In 3rd grade, students have been working on interview projects. To begin, students generated questions as a class, which I recorded on my computer as they were proposed. I then printed the questions the group generated and made copies for them to use during their interview. My two 3rd grade sections consequently had different questions, and all students were able to contribute directly to the list of questions. Students often receive worksheets from teachers, but these questions were created directly by the students. It was no longer a predetermined assignment I bestowed upon them; it was their interview questions they just made up right then and there. It was like they created the assignment. I found this gave a lot of power back to the students and encouraged them to take ownership of their work.

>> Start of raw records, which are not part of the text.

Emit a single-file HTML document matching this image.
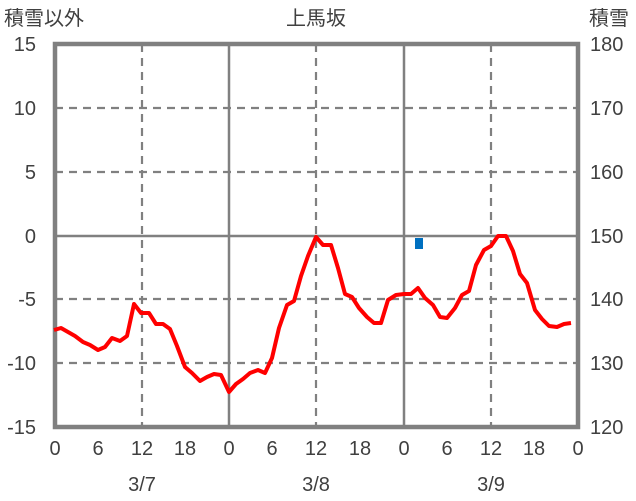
<!DOCTYPE html>
<html><head><meta charset="utf-8"><style>body{margin:0;background:#fff}svg{display:block}text{font-family:"Liberation Sans","Noto Sans CJK JP",sans-serif;fill:#404040;font-size:20px}</style></head><body>
<svg width="636" height="501" viewBox="0 0 636 501">
<g stroke="#808080" stroke-width="2.2" stroke-dasharray="8,6" fill="none">
<line x1="55" y1="108" x2="578" y2="108"/><line x1="55" y1="172" x2="578" y2="172"/>
<line x1="55" y1="299" x2="578" y2="299"/><line x1="55" y1="363" x2="578" y2="363"/>
<line x1="142" y1="44" x2="142" y2="427"/><line x1="316" y1="44" x2="316" y2="427"/><line x1="491" y1="44" x2="491" y2="427"/>
</g>
<g stroke="#808080" stroke-width="2.5">
<line x1="55" y1="236" x2="578" y2="236"/><line x1="229" y1="44" x2="229" y2="427"/><line x1="404" y1="44" x2="404" y2="427"/>
</g>
<rect x="55" y="44" width="523" height="383" fill="none" stroke="#808080" stroke-width="4.5"/>
<rect x="415" y="238" width="8" height="11" fill="#0070c0"/>
<polyline fill="none" stroke="#ff0000" stroke-width="4" stroke-linejoin="round" points="54,330 61,328 68,332 75,336 83,342 90,345 98,350 105,347 112,338 120,341 127,336 134,304 141,313 149,313 156,324 163,324 170,329 177,346 185,367 192,373 200,381 207,377 214,374 221,375 229,392 236,384 243,379 250,373 258,370 265,373 272,358 279,328 287,305 294,301 301,276 308,256 316,237 323,245 331,245 338,268 345,294 352,297 359,308 367,317 374,323 381,323 388,300 396,295 404,294 411,294 418,288 425,298 433,305 440,317 447,318 455,308 462,295 469,291 476,265 484,250 491,246 498,236 506,236 513,251 520,274 527,283 535,310 542,319 549,326 557,327 564,324 571,323"/>
<g text-anchor="end">
<text x="36" y="51">15</text><text x="36" y="115">10</text><text x="36" y="179">5</text><text x="36" y="243">0</text><text x="36" y="306">-5</text><text x="36" y="370">-10</text><text x="36" y="434">-15</text>
</g>
<g text-anchor="start">
<text x="590" y="51">180</text><text x="590" y="115">170</text><text x="590" y="179">160</text><text x="590" y="243">150</text><text x="590" y="306">140</text><text x="590" y="370">130</text><text x="590" y="434">120</text>
</g>
<g text-anchor="middle">
<text x="55" y="455">0</text><text x="98" y="455">6</text><text x="142" y="455">12</text><text x="185" y="455">18</text>
<text x="229" y="455">0</text><text x="272" y="455">6</text><text x="316" y="455">12</text><text x="360" y="455">18</text>
<text x="404" y="455">0</text><text x="447" y="455">6</text><text x="491" y="455">12</text><text x="534" y="455">18</text><text x="578" y="455">0</text>
<text x="142" y="491">3/7</text><text x="316" y="491">3/8</text><text x="491" y="491">3/9</text>
<text x="316" y="25">上馬坂</text>
</g>
<text x="4" y="25">積雪以外</text>
<text x="589" y="25">積雪</text>
</svg>
</body></html>
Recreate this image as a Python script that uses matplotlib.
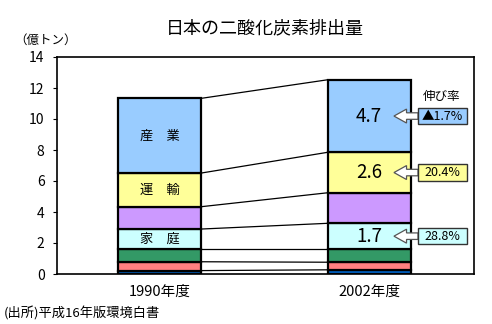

Students then were randomly paired up to begin the interview process. Over three days, the partners met up and interviewed each other using the questions we came up with as a class. During this time, my classroom felt alive with conversation and laughter. We even took the time to do some of this work outside because, well, it just happened to be a really beautiful day. Overall, we had a great time getting to know each other, and the process felt relaxed and fun.

I believe learning is optimal when the learner feels safe, genuinely cared for, and is having fun. For this project, the process was meaningful to them because they came up with every single question that was asked during the interviews. The end goal is to write a four to five paragraph report about their partners. That is a big assignment! I look forward to sharing the reports aloud during Author’s Chair so we can all learn more about each other. Feeling comfortable is essential to taking risks, and by taking risks, we learn. I feel this project has launched the never-ending process of establishing a fun, safe learning environment for my students this year. I look forward to seeing what learning and fun lies ahead.